Читаем The Cat Who Had 14 Tales полностью

Not what you young people mean by that term! We were enjoying an old-fashioned courtship. Flappers were supposed to be cynical about love, but I was a hopeless romantic.

Now I’m losing the thread of my story . . . .

The gray cat was touching noses with the blind kitten.

Yes, such a poignant gesture! It was early October, and the days were getting cool. The leaves were falling, and I had an ominous feeling that it was the end of something. Paul had gone to Chicago on business for a few days, driving his automobile instead of taking the train. I watched him chug away in his Model T, and I felt very lonely.

At the same time it appeared to me that Prince Charming had stopped visiting the Princess. While working at my drawing board I kept glancing out the window, and for several days there was no sign of a meeting between the two. She sat on the concrete ledge, waiting and waiting, and I knew she missed him.

Then one day . . . the Princess herself disappeared! She was not in her accustomed place and nowhere else in sight. My eyes kept straying over to that bleak concrete landscape, searching for that ball of white fluff. She was so very white! After work I walked around and around the Canyon, hoping to catch a glimpse of her—somewhere. What could have happened?

The next morning I kept an eye on the Canyon from my office window until the nurse lumbered off the streetcar with her two large carrying bags. Then I flew down the stairs and across the street, dodging recklessly through the traffic and signaling her to wait for me.

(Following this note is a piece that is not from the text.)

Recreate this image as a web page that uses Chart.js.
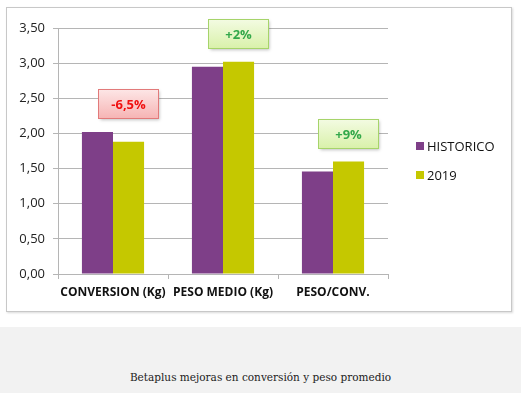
<!DOCTYPE html>
<html>
<head>
<meta charset="utf-8">
<script src="https://cdn.jsdelivr.net/npm/chart.js@4/dist/chart.umd.min.js"></script>
<style>
  html, body { margin:0; padding:0; background:#fff; }
  #wrap { position:absolute; left:0; top:0; width:521px; height:327px; }
  #frame { position:absolute; left:6px; top:7px; width:504px; height:303px; border:1px solid #c8c8c8; box-shadow:1px 1px 2px rgba(0,0,0,0.15); }
  #cap { position:absolute; left:0; top:327px; width:521px; height:66px; background:#f2f2f2; }
  #cap div { position:absolute; left:0; width:521px; top:44px; text-align:center; font-family:"DejaVu Serif", serif; font-size:10.5px; color:#222; }
</style>
</head>
<body>
<div id="frame"></div>
<div id="wrap"><canvas id="c" width="521" height="327"></canvas></div>
<div id="cap"><div>Betaplus mejoras en conversión y peso promedio</div></div>
<script>
const categories = ["CONVERSION (Kg)", "PESO MEDIO (Kg)", "PESO/CONV."];
const historico = [2.02, 2.95, 1.46];
const y2019 = [1.88, 3.02, 1.60];
const changeLabels = ["-6,5%", "+2%", "+9%"];
const yTicks = [0, 0.5, 1, 1.5, 2, 2.5, 3, 3.5];

const PURPLE = "#7E3F88";
const LIME = "#C5C800";

const fmt = v => v.toFixed(2).replace(".", ",");

const boxPlugin = {
  id: "boxes",
  afterDatasetsDraw(chart) {
    const ctx = chart.ctx;
    const xs = chart.scales.x, ys = chart.scales.y;
    changeLabels.forEach((lab, i) => {
      const top = Math.max(historico[i], y2019[i]);
      const cx = xs.getPixelForValue(i) + 15;
      const cy = ys.getPixelForValue(top) - 28.5;
      const w = 60, h = 29;
      const x0 = Math.round(cx - w / 2) + 0.5, y0 = Math.round(cy - h / 2) + 0.5;
      const neg = lab.trim().startsWith("-");
      ctx.save();
      ctx.shadowColor = "rgba(0,0,0,0.25)";
      ctx.shadowBlur = 3; ctx.shadowOffsetX = 1; ctx.shadowOffsetY = 1.5;
      const g = ctx.createLinearGradient(0, y0, 0, y0 + h);
      if (neg) { g.addColorStop(0, "#fde6e6"); g.addColorStop(1, "#f6b4b4"); }
      else { g.addColorStop(0, "#f3fbe2"); g.addColorStop(1, "#d9f1aa"); }
      ctx.fillStyle = g;
      ctx.fillRect(x0, y0, w, h);
      ctx.restore();
      ctx.save();
      ctx.strokeStyle = neg ? "#e27a7a" : "#a6d46a";
      ctx.lineWidth = 1;
      ctx.strokeRect(x0, y0, w, h);
      ctx.fillStyle = neg ? "#f01010" : "#33a84a";
      ctx.font = "bold 13px 'Open Sans', sans-serif";
      ctx.textAlign = "center"; ctx.textBaseline = "middle";
      ctx.fillText(lab, x0 + w / 2, y0 + h / 2 + 1);
      ctx.restore();
    });
    // legend
    const ds = chart.data.datasets;
    ctx.save();
    ds.forEach((d, i) => {
      const ly = 146 + i * 29;
      ctx.fillStyle = d.backgroundColor;
      ctx.fillRect(416, ly - 4, 8, 8);
      ctx.fillStyle = "#111";
      ctx.font = "13px 'Open Sans', sans-serif";
      ctx.textBaseline = "middle";
      ctx.fillText(d.label, 427, ly + 1);
    });
    ctx.restore();
  }
};

new Chart(document.getElementById("c"), {
  type: "bar",
  data: {
    labels: categories,
    datasets: [
      { label: "HISTORICO", data: historico, backgroundColor: PURPLE, barPercentage: 1, categoryPercentage: 0.565 },
      { label: "2019", data: y2019, backgroundColor: LIME, barPercentage: 1, categoryPercentage: 0.565 }
    ]
  },
  options: {
    responsive: false,
    animation: false,
    events: [],
    layout: { padding: { left: 0, right: 133, top: 28, bottom: 0 } },
    plugins: { legend: { display: false }, tooltip: { enabled: false } },
    scales: {
      x: {
        grid: { display: true, drawOnChartArea: false, offset: true, color: "#b5b5b5", tickLength: 5 },
        border: { color: "#b5b5b5" },
        ticks: { color: "#111", font: { family: "'Open Sans', sans-serif", size: 12, weight: "bold" }, padding: 6, maxRotation: 0, autoSkip: false },
        afterFit(s) { s.height = 53; }
      },
      y: {
        min: 0, max: 3.5,
        afterBuildTicks(s) { s.ticks = yTicks.map(v => ({ value: v })); },
        grid: { color: "#b5b5b5", tickLength: 5 },
        border: { color: "#b5b5b5" },
        ticks: { color: "#222", font: { family: "'Open Sans', sans-serif", size: 13 }, padding: 8, callback: v => fmt(v) },
        afterFit(s) { s.width = 58; }
      }
    }
  },
  plugins: [boxPlugin]
});
</script>
</body>
</html>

“You know the little white cat,” I cried, all out of breath. The one that’s blind. Where is she? I can’t find her!”

“Oh, that one,” the nurse said, nodding. “She’s dead. I buried her yesterday.”

The tears came to my eyes. “Oh, no, no!” I said. “What happened to her?”

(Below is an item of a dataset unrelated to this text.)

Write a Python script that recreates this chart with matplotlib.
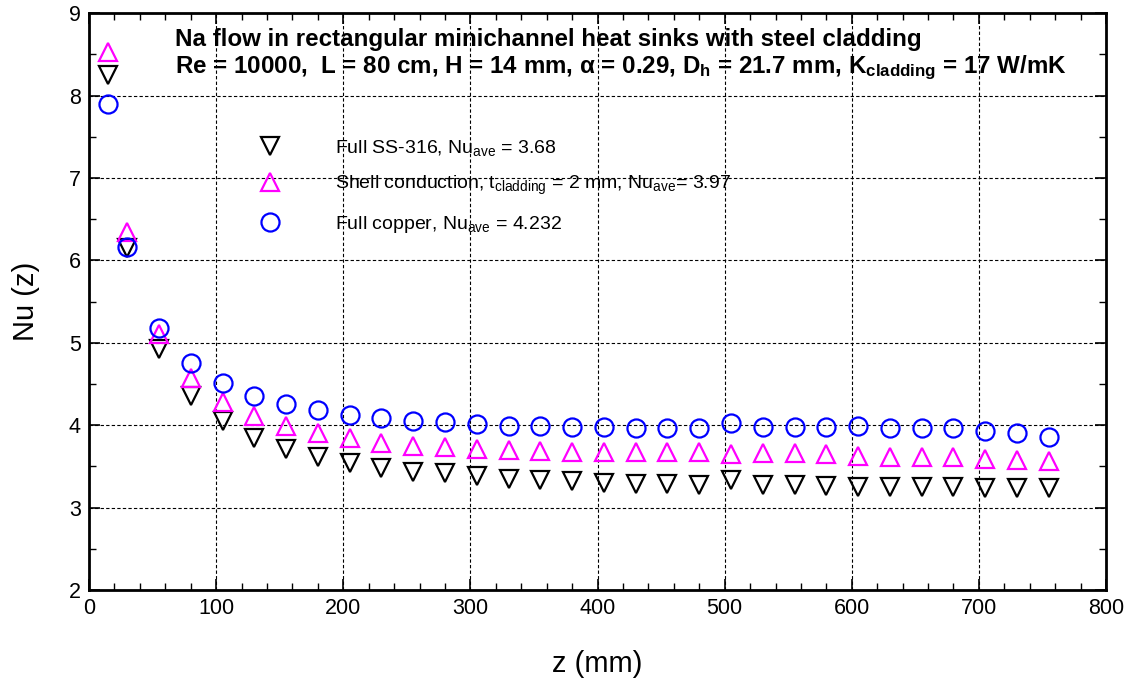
import numpy as np
import matplotlib
matplotlib.use("Agg")
import matplotlib.pyplot as plt
from matplotlib.ticker import MultipleLocator

plt.rcParams['font.family'] = ['Liberation Sans', 'DejaVu Sans']
plt.rcParams['mathtext.fontset'] = 'custom'
plt.rcParams['mathtext.rm'] = 'Liberation Sans'
plt.rcParams['mathtext.it'] = 'Liberation Sans:italic'
plt.rcParams['mathtext.bf'] = 'Liberation Sans:bold'

# 轴向位置 z (mm)
z = [15, 30, 55, 80, 105, 130, 155, 180, 205, 230, 255, 280, 305, 330, 355, 380,
     405, 430, 455, 480, 505, 530, 555, 580, 605, 630, 655, 680, 705, 730, 755]

# 全不锈钢 SS-316
nu_ss = [8.25, 6.15, 4.92, 4.36, 4.05, 3.85, 3.71, 3.61, 3.54, 3.48, 3.43, 3.42,
         3.38, 3.35, 3.33, 3.32, 3.30, 3.29, 3.29, 3.28, 3.34, 3.28, 3.27, 3.26,
         3.25, 3.25, 3.25, 3.25, 3.24, 3.24, 3.24]

# 壳层导热, t_cladding = 2 mm
nu_shell = [8.53, 6.35, 5.11, 4.57, 4.28, 4.11, 3.99, 3.90, 3.85, 3.79, 3.75, 3.74,
            3.71, 3.70, 3.69, 3.68, 3.67, 3.67, 3.67, 3.67, 3.65, 3.66, 3.66, 3.645,
            3.63, 3.62, 3.62, 3.62, 3.59, 3.58, 3.56]

# 全铜
nu_cu = [7.90, 6.16, 5.18, 4.75, 4.51, 4.36, 4.26, 4.19, 4.13, 4.09, 4.05, 4.04,
         4.01, 3.99, 3.99, 3.98, 3.98, 3.97, 3.97, 3.97, 4.03, 3.98, 3.98, 3.98,
         3.985, 3.97, 3.97, 3.97, 3.93, 3.91, 3.86]

labels = [r'Full SS-316, Nu$_{\mathregular{ave}}$ = 3.68',
          r'Shell conduction, t$_{\mathregular{cladding}}$ = 2 mm, Nu$_{\mathregular{ave}}$= 3.97',
          r'Full copper, Nu$_{\mathregular{ave}}$ = 4.232']

fig = plt.figure(figsize=(11.3, 6.81), dpi=100)
ax = fig.add_axes([0.0788, 0.1336, 0.9, 0.8469])

ms = 13
ax.plot(z, nu_ss, linestyle='none', marker='v', ms=ms, mfc='none', mec='black',
        mew=1.6, label=labels[0])
ax.plot(z, nu_shell, linestyle='none', marker='^', ms=ms, mfc='none', mec='#ff00ff',
        mew=1.6, label=labels[1])
ax.plot(z, nu_cu, linestyle='none', marker='o', ms=ms, mfc='none', mec='#0000ff',
        mew=1.6, label=labels[2])

ax.set_xlim(0, 800)
ax.set_ylim(2, 9)
ax.xaxis.set_major_locator(MultipleLocator(100))
ax.xaxis.set_minor_locator(MultipleLocator(20))
ax.yaxis.set_major_locator(MultipleLocator(1))
ax.yaxis.set_minor_locator(MultipleLocator(0.5))
ax.tick_params(which='both', direction='in', top=True, right=True, labelsize=15.5)
ax.tick_params(which='major', length=8, width=1.2, pad=6)
ax.tick_params(which='minor', length=5, width=1.0)
for s in ax.spines.values():
    s.set_linewidth(2)
ax.grid(True, which='major', color='black', linestyle=(0, (3, 2)), linewidth=0.8)

ax.set_xlabel('z (mm)', fontsize=21, labelpad=22)
ax.set_ylabel('Nu (z)', fontsize=21, labelpad=21)

ax.text(0.085, 0.955, 'Na flow in rectangular minichannel heat sinks with steel cladding',
        transform=ax.transAxes, fontsize=17.4, fontweight='bold', va='center')
ax.text(0.085, 0.905,
        'Re = 10000,  L = 80 cm, H = 14 mm, \u03b1 = 0.29, D$_{\\mathregular{h}}$ = 21.7 mm, '
        'K$_{\\mathregular{cladding}}$ = 17 W/mK',
        transform=ax.transAxes, fontsize=17.4, fontweight='bold', va='center')

ax.legend(loc='upper left', bbox_to_anchor=(0.151, 0.798), frameon=False, fontsize=14,
          handletextpad=2.36, labelspacing=0.85, borderaxespad=0)

fig.savefig('out.png', dpi=100)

“She ate some of the wrong weeds,” the nurse said. “Some of the weeds are poison, and the cats know enough to leave them alone.”

“But she couldn’t see them,” I wailed. “She couldn’t tell they were poisonous!”

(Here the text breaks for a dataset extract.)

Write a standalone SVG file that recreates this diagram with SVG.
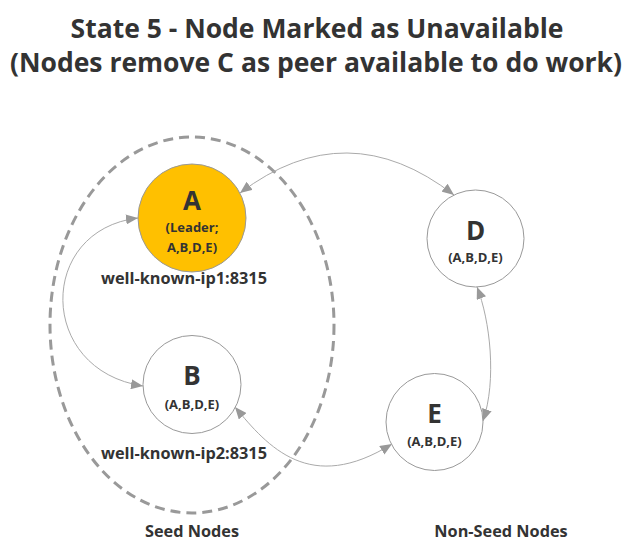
<svg xmlns="http://www.w3.org/2000/svg" width="634" height="548" viewBox="0 0 634 548">
<style>
text{font-family:"Open Sans","Noto Sans","Liberation Sans",sans-serif;font-weight:bold;fill:#333;text-anchor:middle}
.title{font-size:26.5px}
.big{font-size:26px}
.small{font-size:13px}
.lbl{font-size:16.3px}
.node{stroke:#999;stroke-width:1;fill:#fff}
.conn{fill:none;stroke:#aaa;stroke-width:1}
</style>
<defs>
<marker id="ah" viewBox="0 0 12 10" refX="12" refY="5" markerWidth="12" markerHeight="10" markerUnits="userSpaceOnUse" orient="auto-start-reverse">
<path d="M0,0 L12,5 L0,10 Z" fill="#999"/>
</marker>
</defs>
<rect width="634" height="548" fill="#fff"/>
<g id="title">
<text class="title" x="317" y="38">State 5 - Node Marked as Unavailable</text>
<text class="title" x="316" y="72">(Nodes remove C as peer available to do work)</text>
</g>
<g id="seed-group">
<ellipse cx="192" cy="325" rx="142" ry="188" fill="none" stroke="#999" stroke-width="3" stroke-dasharray="10,6"/>
<text class="lbl" x="192" y="537">Seed Nodes</text>
</g>
<g id="nonseed-label">
<text class="lbl" x="501" y="537">Non-Seed Nodes</text>
</g>
<g id="connectors">
<path class="conn" d="M240,193 Q347,112 454,195" marker-start="url(#ah)" marker-end="url(#ah)"/>
<path class="conn" d="M138,218 C37,230 37,370 143,386" marker-start="url(#ah)" marker-end="url(#ah)"/>
<path class="conn" d="M235,407 C268,447 310,495 392,444" marker-start="url(#ah)" marker-end="url(#ah)"/>
<path class="conn" d="M477,287 C490,320 497,380 483,421" marker-start="url(#ah)" marker-end="url(#ah)"/>
</g>
<g id="node-A">
<circle cx="192" cy="218" r="54" fill="#FFC000" stroke="#999" stroke-width="1"/>
<text class="big" x="192" y="210">A</text>
<text class="small" x="192" y="232">(Leader;</text>
<text class="small" x="192" y="252">A,B,D,E)</text>
<text class="lbl" x="184" y="284">well-known-ip1:8315</text>
</g>
<g id="node-B">
<circle class="node" cx="192" cy="384.5" r="49"/>
<text class="big" x="192" y="385">B</text>
<text class="small" x="192" y="409">(A,B,D,E)</text>
<text class="lbl" x="184" y="459">well-known-ip2:8315</text>
</g>
<g id="node-D">
<circle class="node" cx="475.5" cy="238.5" r="48.5"/>
<text class="big" x="475.5" y="240">D</text>
<text class="small" x="475.5" y="262">(A,B,D,E)</text>
</g>
<g id="node-E">
<circle class="node" cx="434.5" cy="422" r="48.5"/>
<text class="big" x="434.5" y="423">E</text>
<text class="small" x="434.5" y="446">(A,B,D,E)</text>
</g>
</svg>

She knew,” the nurse said. “She knew what they were. They all know. It’s instinct.”

I returned to my office and wept—until the art director told me to go home. Later that evening I was still moping around my apartment when the telephone rang. It was Paul! He had arrived home safely; the trip had been a success; he had missed me very much. Then, before I could report my sad news, he related an amazing incident.

On the day he left for Chicago he had been driving for some time when his automobile boiled over. They were always boiling over, you know. He stopped to pour water in the radiator, and while he was removing the radiator cap he heard some pitiful crying. He lifted the hood, and a gray cat leaped out and ran into some bushes. Paul searched for a while and couldn’t find him, but he was sure it was Prince Charming from the Canyon. He had climbed up under the hood to keep warm when the Model T was parked in front of Paul’s office.

But you couldn’t be sure, could you? There are lots of gray cats.

Wait till you hear the rest of my story, my dear . . . . The next day Paul and I met at the viewing fence at noon. The nurse was making her rounds. Some of the cats were climbing out of the excavation to beg scraps from lunch-boxes. And down below, a gray cat was hobbling across the battlefield.

“There he is!” I shouted. Oh, he was a pathetic sight—skinny and dirty—with one ragged ear, and blood caked on his fur. He walked painfully, stopping every few steps and lifting one sore paw. He was headed for the Motley side of the Canyon.

“He must have walked all the way back downtown!” I said. “Miles and miles! How did he do it? He looks starved, and you can tell he’s had some terrible experiences. Has the nurse noticed him? Could she do anything for him?”

Paul said: “I wonder if he burned his feet under the hood of the automobile . . . . Look at him! Where is he going?”

He was looking for the Princess, of course. The battered animal wandered unsteadily toward the ledge where they used to meet. Then he turned away and started climbing up to street level, with great difficulty. I started toward him.

“Don’t touch him,” Paul said. “He’s going over to the alley behind the restaurants. After he gets some food, he’ll give himself a bath. A cat’s tongue is his best medicine.”

As the injured cat limped into the street behind us, I made an announcement: “I’m not coming to the viewing fence anymore,” I said. “I’m too sentimental. I get emotionally involved. And I’m going to ask the art director to move my drawing board to another—”

I was interrupted by screeching tires on the pavement behind us, then the cries of pedestrians. We turned to look. Someone was running toward the fence, shouting, “Nurse! Nurse!”